By Siti Noor Afera Abu

KUALA LUMPUR, Sept 4 (Bernama) -- Crude palm oil (CPO) futures on Bursa Malaysia Derivatives closed higher on Thursday, supported by bargain buying and strength in global vegetable oil markets, said Mumbai-based Sunvin Group commodity research head Anilkumar Bagani.

He noted, however, that gains were capped by the absence of destination buying, ample stocks in key market India, and uncertainty over the US-China trade outlook.

“Additionally, expectations of higher Malaysian palm oil end-stocks alongside rising production have limited the upside,” he told Bernama.

Meanwhile, palm oil trader David Ng said slower-than-expected production growth also supported prices.

“We see support at RM4,380 per tonne and resistance at RM4,530 per tonne,” he added.

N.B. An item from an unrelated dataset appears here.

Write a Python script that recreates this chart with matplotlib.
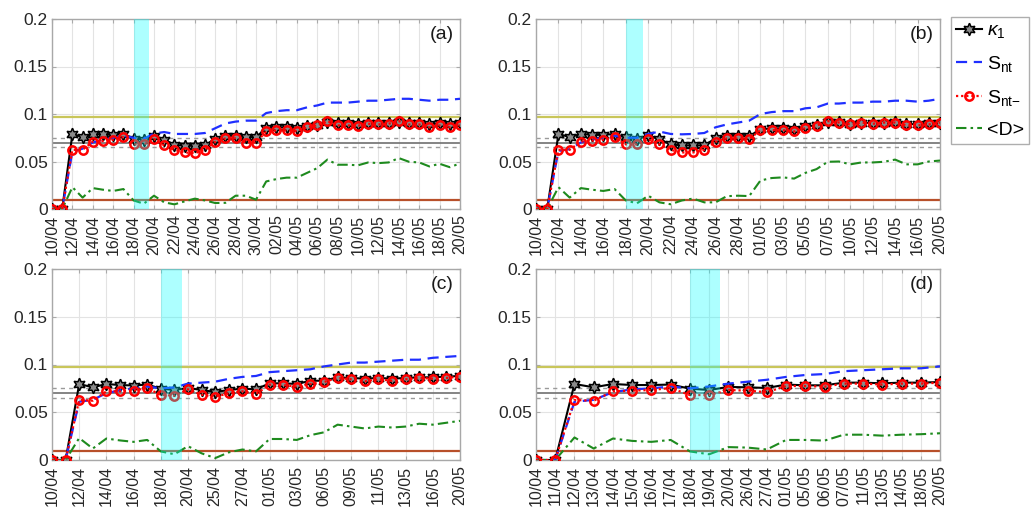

At the close, the spot-month September 2025 contract rose RM9 to RM4,371 a tonne, October 2025 increased RM8 to RM4,412 a tonne and November 2025 contract improved RM6 to RM4,448 a tonne.

The December 2025 contract appreciated RM3 to RM4,475 a tonne, January 2026 and February 2026 went up RM5 to RM4,490 and RM4,482, respectively.

Volume rose to 73,897 lots from 67,415 on Wednesday while open interest was slightly lower at 252,812 contracts against 253,198 previously.

The physical CPO price for September South remained unchanged at RM4,400 per tonne.

The market will be closed on Friday, Sept 5 in conjunction with the Maulidur Rasul public holiday. Operations resume on Monday, Sept 8.